## [Work required]
Return, without pictures, the lines from the start of the data through the one that contains "var objTicks = [47.5, 50.0, 52.5];".

## [Dataset excerpt]

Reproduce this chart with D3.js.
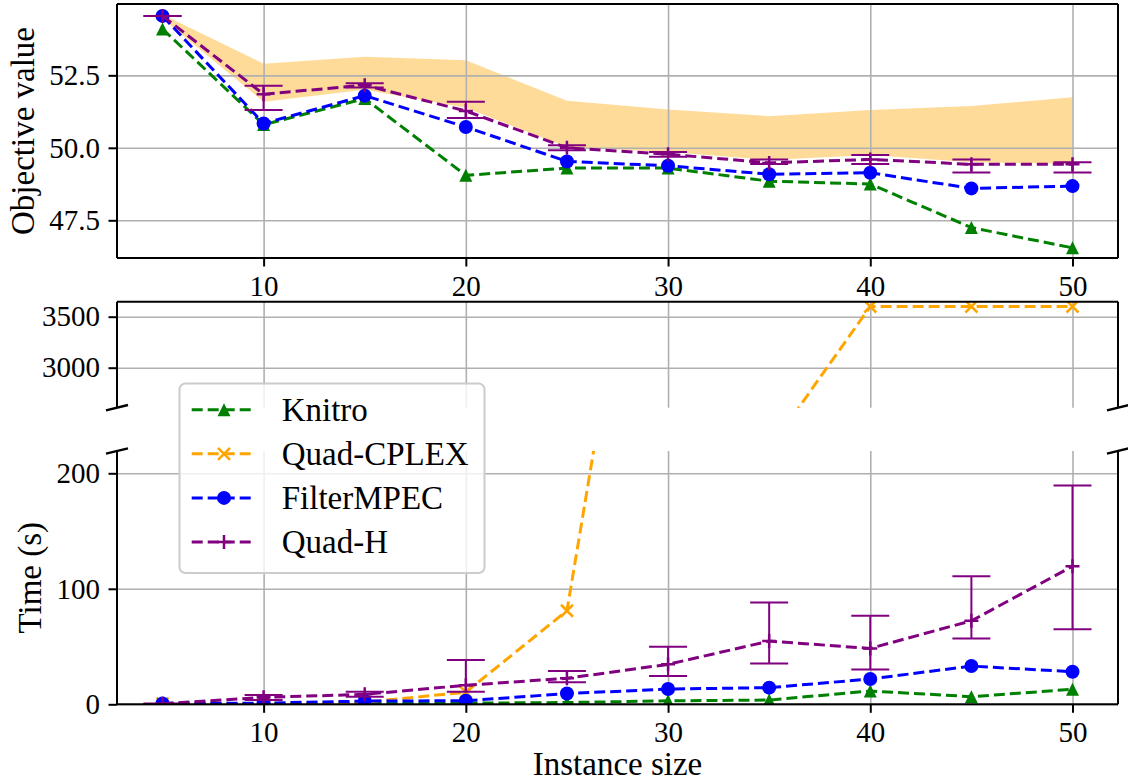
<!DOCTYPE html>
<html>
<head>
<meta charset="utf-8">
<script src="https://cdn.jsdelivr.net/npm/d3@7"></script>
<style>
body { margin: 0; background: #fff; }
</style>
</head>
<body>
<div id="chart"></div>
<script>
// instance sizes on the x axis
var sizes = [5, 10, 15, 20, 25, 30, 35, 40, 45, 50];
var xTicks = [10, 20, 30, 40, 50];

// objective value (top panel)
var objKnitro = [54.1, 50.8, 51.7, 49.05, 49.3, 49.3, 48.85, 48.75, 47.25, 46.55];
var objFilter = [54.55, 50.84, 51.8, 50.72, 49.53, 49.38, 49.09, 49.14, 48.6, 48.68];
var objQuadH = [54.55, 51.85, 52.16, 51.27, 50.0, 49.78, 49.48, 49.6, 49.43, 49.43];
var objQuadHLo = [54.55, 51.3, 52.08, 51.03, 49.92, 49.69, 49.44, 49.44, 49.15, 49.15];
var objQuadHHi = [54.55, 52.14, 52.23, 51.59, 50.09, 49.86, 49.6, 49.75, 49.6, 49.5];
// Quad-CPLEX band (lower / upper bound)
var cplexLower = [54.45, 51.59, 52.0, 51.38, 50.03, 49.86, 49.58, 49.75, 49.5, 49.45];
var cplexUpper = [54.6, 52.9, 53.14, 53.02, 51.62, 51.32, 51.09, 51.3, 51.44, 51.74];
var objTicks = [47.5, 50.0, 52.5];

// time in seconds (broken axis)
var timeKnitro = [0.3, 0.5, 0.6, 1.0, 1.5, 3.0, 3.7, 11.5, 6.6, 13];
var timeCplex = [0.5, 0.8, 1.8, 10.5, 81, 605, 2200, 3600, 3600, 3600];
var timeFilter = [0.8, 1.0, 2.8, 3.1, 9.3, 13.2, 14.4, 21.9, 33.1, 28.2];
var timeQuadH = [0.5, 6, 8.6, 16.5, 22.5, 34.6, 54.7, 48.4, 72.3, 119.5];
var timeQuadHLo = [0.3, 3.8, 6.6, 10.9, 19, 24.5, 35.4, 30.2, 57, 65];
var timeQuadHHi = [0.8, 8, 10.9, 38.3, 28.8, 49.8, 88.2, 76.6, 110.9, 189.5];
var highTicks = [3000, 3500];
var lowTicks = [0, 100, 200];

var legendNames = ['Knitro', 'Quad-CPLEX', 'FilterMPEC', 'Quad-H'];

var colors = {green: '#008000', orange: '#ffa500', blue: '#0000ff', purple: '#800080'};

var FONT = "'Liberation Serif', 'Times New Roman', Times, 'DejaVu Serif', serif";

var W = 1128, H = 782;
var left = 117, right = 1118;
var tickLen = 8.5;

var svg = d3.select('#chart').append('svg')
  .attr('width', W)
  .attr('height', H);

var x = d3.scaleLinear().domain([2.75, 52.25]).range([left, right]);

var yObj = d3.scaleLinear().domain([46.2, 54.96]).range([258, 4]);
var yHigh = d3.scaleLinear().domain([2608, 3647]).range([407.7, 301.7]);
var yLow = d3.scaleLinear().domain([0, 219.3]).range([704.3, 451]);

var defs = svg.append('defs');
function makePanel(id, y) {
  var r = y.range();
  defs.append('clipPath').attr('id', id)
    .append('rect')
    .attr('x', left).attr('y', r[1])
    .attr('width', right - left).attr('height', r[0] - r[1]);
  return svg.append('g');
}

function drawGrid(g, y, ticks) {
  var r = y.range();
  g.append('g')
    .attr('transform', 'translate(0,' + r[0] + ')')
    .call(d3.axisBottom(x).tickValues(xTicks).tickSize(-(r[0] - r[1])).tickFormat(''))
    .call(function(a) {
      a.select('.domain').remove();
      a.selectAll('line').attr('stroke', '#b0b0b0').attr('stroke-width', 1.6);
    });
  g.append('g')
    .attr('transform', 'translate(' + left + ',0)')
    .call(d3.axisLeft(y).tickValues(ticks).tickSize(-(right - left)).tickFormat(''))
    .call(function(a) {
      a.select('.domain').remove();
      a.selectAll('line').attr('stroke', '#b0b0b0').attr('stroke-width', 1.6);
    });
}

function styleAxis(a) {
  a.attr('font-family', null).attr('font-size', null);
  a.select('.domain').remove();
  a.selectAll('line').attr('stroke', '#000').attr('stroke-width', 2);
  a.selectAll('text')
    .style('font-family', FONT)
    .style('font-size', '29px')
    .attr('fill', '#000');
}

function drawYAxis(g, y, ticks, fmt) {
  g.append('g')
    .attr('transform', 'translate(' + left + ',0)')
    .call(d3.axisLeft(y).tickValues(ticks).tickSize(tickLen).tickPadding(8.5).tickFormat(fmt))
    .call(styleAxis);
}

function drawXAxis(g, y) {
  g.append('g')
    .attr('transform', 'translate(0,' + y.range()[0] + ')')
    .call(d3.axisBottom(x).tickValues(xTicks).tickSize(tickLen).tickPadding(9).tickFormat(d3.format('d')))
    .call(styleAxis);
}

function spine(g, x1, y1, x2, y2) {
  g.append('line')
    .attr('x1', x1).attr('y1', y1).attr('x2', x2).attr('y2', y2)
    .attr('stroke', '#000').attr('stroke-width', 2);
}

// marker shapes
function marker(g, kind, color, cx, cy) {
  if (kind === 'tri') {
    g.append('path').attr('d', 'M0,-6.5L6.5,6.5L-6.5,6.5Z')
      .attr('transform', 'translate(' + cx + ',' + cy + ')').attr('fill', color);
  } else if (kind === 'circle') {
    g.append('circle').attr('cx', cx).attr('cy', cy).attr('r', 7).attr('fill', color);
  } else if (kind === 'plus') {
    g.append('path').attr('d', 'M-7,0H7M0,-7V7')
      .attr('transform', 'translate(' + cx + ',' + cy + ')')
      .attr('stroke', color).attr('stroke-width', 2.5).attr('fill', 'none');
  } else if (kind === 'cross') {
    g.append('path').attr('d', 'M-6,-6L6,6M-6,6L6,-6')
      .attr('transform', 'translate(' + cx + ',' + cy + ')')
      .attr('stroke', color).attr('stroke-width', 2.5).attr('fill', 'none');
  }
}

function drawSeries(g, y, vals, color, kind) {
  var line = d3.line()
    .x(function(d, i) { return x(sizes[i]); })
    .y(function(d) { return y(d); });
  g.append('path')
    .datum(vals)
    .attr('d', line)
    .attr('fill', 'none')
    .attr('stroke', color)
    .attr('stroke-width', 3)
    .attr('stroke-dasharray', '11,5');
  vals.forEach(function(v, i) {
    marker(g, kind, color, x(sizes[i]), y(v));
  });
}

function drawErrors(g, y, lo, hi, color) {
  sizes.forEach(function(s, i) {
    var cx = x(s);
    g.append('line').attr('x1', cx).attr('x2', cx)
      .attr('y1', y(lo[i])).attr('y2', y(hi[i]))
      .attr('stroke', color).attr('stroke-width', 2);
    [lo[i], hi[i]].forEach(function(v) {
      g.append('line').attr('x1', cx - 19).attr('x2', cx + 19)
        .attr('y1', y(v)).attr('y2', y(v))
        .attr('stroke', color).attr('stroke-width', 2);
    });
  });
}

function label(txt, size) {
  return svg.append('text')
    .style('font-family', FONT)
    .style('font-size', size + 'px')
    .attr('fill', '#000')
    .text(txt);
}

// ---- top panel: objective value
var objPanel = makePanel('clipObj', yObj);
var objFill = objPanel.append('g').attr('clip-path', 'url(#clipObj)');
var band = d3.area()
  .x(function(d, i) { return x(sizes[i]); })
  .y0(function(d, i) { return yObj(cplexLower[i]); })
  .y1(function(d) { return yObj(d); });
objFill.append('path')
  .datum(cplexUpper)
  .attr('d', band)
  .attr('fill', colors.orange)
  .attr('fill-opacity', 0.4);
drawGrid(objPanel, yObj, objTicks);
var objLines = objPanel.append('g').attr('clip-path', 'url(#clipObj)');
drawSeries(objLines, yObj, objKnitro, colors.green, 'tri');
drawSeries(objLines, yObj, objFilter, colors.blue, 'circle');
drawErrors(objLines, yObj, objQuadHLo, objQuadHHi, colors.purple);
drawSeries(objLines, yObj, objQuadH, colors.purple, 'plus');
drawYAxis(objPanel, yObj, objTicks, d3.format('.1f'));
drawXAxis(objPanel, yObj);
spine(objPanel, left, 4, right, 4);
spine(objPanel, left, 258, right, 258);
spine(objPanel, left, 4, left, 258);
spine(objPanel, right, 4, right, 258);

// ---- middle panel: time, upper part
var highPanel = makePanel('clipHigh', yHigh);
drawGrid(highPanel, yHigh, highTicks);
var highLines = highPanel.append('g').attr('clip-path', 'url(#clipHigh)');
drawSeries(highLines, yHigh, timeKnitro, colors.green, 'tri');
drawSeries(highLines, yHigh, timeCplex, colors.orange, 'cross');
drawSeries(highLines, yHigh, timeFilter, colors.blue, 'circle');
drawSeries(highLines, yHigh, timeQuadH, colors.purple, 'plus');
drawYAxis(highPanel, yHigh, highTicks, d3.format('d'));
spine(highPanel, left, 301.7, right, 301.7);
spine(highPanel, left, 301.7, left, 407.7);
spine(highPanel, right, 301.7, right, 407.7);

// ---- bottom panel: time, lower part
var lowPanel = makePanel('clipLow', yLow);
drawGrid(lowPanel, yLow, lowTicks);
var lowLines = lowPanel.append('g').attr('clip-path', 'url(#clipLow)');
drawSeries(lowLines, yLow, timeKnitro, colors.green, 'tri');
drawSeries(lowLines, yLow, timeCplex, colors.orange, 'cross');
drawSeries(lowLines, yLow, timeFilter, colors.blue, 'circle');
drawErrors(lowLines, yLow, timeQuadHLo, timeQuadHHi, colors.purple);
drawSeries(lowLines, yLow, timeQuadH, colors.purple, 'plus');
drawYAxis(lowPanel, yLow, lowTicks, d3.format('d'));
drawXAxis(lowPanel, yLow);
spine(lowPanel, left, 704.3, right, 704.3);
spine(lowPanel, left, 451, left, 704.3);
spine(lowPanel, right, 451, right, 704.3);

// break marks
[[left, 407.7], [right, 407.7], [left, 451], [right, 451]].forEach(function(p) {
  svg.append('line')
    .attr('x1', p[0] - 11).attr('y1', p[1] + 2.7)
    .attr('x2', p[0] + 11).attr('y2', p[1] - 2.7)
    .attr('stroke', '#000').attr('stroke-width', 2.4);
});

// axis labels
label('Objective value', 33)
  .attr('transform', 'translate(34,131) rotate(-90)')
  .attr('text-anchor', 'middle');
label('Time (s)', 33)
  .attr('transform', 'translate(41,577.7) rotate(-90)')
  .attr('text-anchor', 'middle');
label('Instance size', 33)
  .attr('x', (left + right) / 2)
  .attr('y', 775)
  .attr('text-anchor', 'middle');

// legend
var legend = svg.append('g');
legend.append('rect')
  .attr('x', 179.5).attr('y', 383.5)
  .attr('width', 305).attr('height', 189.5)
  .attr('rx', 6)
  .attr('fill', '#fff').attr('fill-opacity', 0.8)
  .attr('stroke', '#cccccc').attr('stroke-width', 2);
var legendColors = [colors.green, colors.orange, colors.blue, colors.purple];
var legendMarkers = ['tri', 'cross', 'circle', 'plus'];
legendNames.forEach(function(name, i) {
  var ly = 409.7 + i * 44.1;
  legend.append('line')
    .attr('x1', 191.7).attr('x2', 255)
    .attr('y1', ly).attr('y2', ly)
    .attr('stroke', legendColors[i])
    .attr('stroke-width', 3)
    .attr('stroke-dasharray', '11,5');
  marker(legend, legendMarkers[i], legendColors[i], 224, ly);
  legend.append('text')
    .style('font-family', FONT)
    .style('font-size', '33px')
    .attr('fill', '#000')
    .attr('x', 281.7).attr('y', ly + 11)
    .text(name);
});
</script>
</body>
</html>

## [Exercise output]
Reproduce this chart with D3.js.
<!DOCTYPE html>
<html>
<head>
<meta charset="utf-8">
<script src="https://cdn.jsdelivr.net/npm/d3@7"></script>
<style>
body { margin: 0; background: #fff; }
</style>
</head>
<body>
<div id="chart"></div>
<script>
// instance sizes on the x axis
var sizes = [5, 10, 15, 20, 25, 30, 35, 40, 45, 50];
var xTicks = [10, 20, 30, 40, 50];

// objective value (top panel)
var objKnitro = [54.1, 50.8, 51.7, 49.05, 49.3, 49.3, 48.85, 48.75, 47.25, 46.55];
var objFilter = [54.55, 50.84, 51.8, 50.72, 49.53, 49.38, 49.09, 49.14, 48.6, 48.68];
var objQuadH = [54.55, 51.85, 52.16, 51.27, 50.0, 49.78, 49.48, 49.6, 49.43, 49.43];
var objQuadHLo = [54.55, 51.3, 52.08, 51.03, 49.92, 49.69, 49.44, 49.44, 49.15, 49.15];
var objQuadHHi = [54.55, 52.14, 52.23, 51.59, 50.09, 49.86, 49.6, 49.75, 49.6, 49.5];
// Quad-CPLEX band (lower / upper bound)
var cplexLower = [54.45, 51.59, 52.0, 51.38, 50.03, 49.86, 49.58, 49.75, 49.5, 49.45];
var cplexUpper = [54.6, 52.9, 53.14, 53.02, 51.62, 51.32, 51.09, 51.3, 51.44, 51.74];
var objTicks = [47.5, 50.0, 52.5];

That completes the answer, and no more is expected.